His British lawyer, Mark Jacob (video below), who seems like a good guy, fleshed out this meagre CV a little when I spoke to him outside his office in London on Tuesday.
He described Al Faraj as a commodity broker who heads his family's private investment trust. That trust invests in property and has a stake in Saudi petrochemicals giant Sabic (although the company and the Saudi stock exchange declined to answer my requests to confirm this).
Jacob, who will be representing his client on Portsmouth's board, also assured me Al Faraj is a football nut who has been looking to get into the English game for some time. He added they will both be attending Pompey's next match, which is at home to Spurs on 17 October.
Hold on. Tottenham? Honestly, you couldn't make this stuff up. The north London club is the greatest beneficiary of the Pompey fire sale - Fratton Park favourites Peter Crouch, Jermain Defoe and Niko Kranjcar all now reside at White Hart Lane - which is hardly surprising when you remember that Harry Redknapp, the man who led Portsmouth to FA Cup glory only 17 months ago, now manages Spurs.
In fact, you could argue it was Redknapp's policy of signing players of such quality as Crouch, Defoe, Krancjar and co - plus Gaydamak and Storrie's willingness to pay them top-whack wages - that got Portsmouth into this mess.

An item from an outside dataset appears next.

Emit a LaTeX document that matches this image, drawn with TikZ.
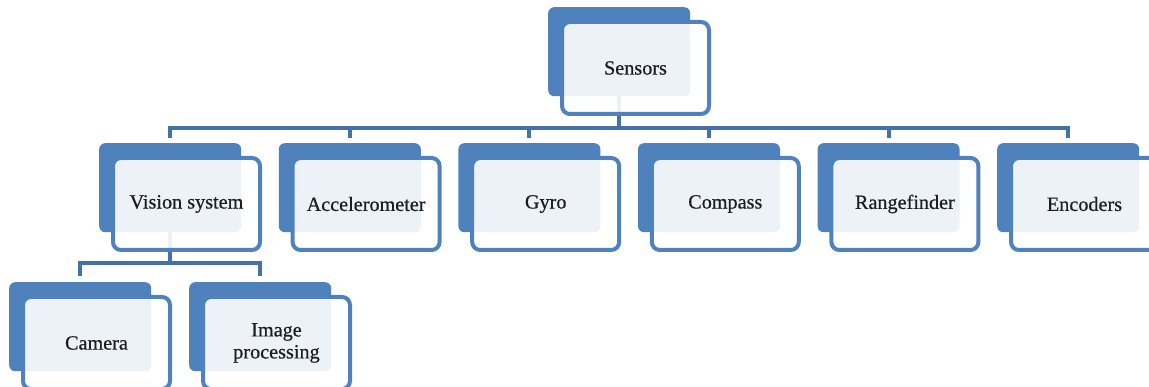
\documentclass[tikz,border=0pt]{standalone}
\usepackage{fontspec}
\setmainfont{Liberation Serif}
\newfontfamily\boxff[FakeBold=0.6]{Liberation Serif}
\definecolor{accent}{HTML}{4F81BD}
\definecolor{lineblue}{HTML}{4472A8}
\definecolor{textgrey}{HTML}{1E1E1E}
\newcommand{\boxfont}{\boxff\fontsize{20.2}{22}\selectfont}
\tikzset{
  back/.style={rectangle, fill=accent, rounded corners=6pt, minimum width=142pt, minimum height=89pt, anchor=north west, inner sep=0pt},
  front/.style={rectangle, draw=accent, line width=4pt, fill=white, fill opacity=0.9, text opacity=1, rounded corners=8pt, minimum width=147pt, minimum height=92pt, inner sep=2pt, align=center, font=\boxfont, text=textgrey},
  conn/.style={draw=lineblue, line width=4pt}
}
\begin{document}
\begin{tikzpicture}[x=1pt,y=-1pt]
\useasboundingbox (0,0) rectangle (1149,387);
\clip (0,0) rectangle (1149,387);
% back plates
\node[back] (sB) at (548,7) {};
\node[back] (vB) at (99,143) {};
\node[back] (aB) at (278.6,143) {};
\node[back] (gB) at (458.2,143) {};
\node[back] (cpB) at (637.8,143) {};
\node[back] (rB) at (817.4,143) {};
\node[back] (eB) at (997,143) {};
\node[back] (caB) at (9,282) {};
\node[back] (ipB) at (189,282) {};
% connectors
\coordinate (bus) at (0,128);
\coordinate (vbus) at (0,263);
\foreach \c in {vB,aB,gB,cpB,rB,eB}{
  \draw[conn] (sB.south) -- (sB.south |- bus) -| ([yshift=5pt]\c.north);
}
\foreach \c in {caB,ipB}{
  \draw[conn] (vB.south) -- (vB.south |- vbus) -| ([yshift=6pt]\c.north);
}
% front boxes
\node[front] (s) at (635.5,68) {Sensors};
\node[front] (v) at (186.5,204) {Vision system};
\node[front] (a) at (366.1,204) {Accelerometer};
\node[front] (g) at (545.7,204) {Gyro};
\node[front] (cp) at (725.3,204) {Compass};
\node[front] (r) at (904.9,204) {Rangefinder};
\node[front] (e) at (1084.5,204) {Encoders};
\node[front] (ca) at (96.5,343) {Camera};
\node[front] (ip) at (276.5,343) {Image\\processing};
\end{tikzpicture}
\end{document}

I've already written about the financial implications of building a dependable Premier League team capable of cup success and basing it at a ground more suited to League One, so I won't do it again. Suffice it to say the money will run out in the end.
And that is what happened in December 2007. It was then that Gaydamak told Storrie to start balancing the books. It was a nice idea but at least a year too late, particularly for a man whose own finances had been credit-crunched.
Al Fahim (remember him?) was supposed to be the solution - a major player in the Middle East with the cash and energy to drive through the redevelopment of Fratton Park, create an Arsenal-style academy/scouting network, refinance the bank loans that had been keeping the show on the road and give manager Paul Hart the money he needs to maintain Pompey's Premier League status.
Sadly, for all involved, it didn't work out like that. Just as it didn't work out for him during his brief but amusing spell as Abu Dhabi front man at Manchester City, just as it hasn't been working out for him in the Dubai property market, and just as he isn't a doctor of anything.
He's packed a lot in to his 32 years - he's also enjoyed a spell as a reality TV Sir Alan Sugar/Donald Trump - but his attempts to break into English football have been embarrassing. If he tries to make it third time lucky at my club, I will padlock myself to the stadium gates.
In happier times - Pete Storrie and Sulaiman Al Fahim
Which brings me to this remarkable saga's list of still unanswered questions.
If Al Fahim has no money (he was unable to even pay the wages at Fratton Park last week) and brings so little to the table, why does he still have a 10% stake and an honorary role at the club?
How could a recently successful club that plays in the world's richest football league get so close to administration?
Why aren't the league's officials means-testing prospective owners to make sure they can service existing debts and keep the club in business? Is the new "fit and proper person test" already unfit for purpose?
How much, if anything, did Al Fahim actually pay Gaydamak for 100% of the club in August? How much did Al Faraj pay Al Fahim for 90% in October?
Why didn't Gaydamak sell the club to the seemingly more solvent Al Faraj in August - Storrie said at the time the French-Russian-Israeli investor would rather put the club into administration than sell to Al Faraj - but then sanction the deal this week?
And why did Gaydamak, a man who has been looking for a way out for months but remains a creditor at the club, retain veto status after his sale to Al Fahim? What was the rationale for holding on to vital redevelopment land around the ground if he intended to sell it eventually to the next Pompey owner, whoever he may be, for £1?
I could go on but I won't. We've all had enough and it is only fair to give Al Faraj, Hart, Storrie, the squad and fans (especially them) a fair crack at a fresh start. Now that somebody has finally paid up, it is time for Pompey to play up.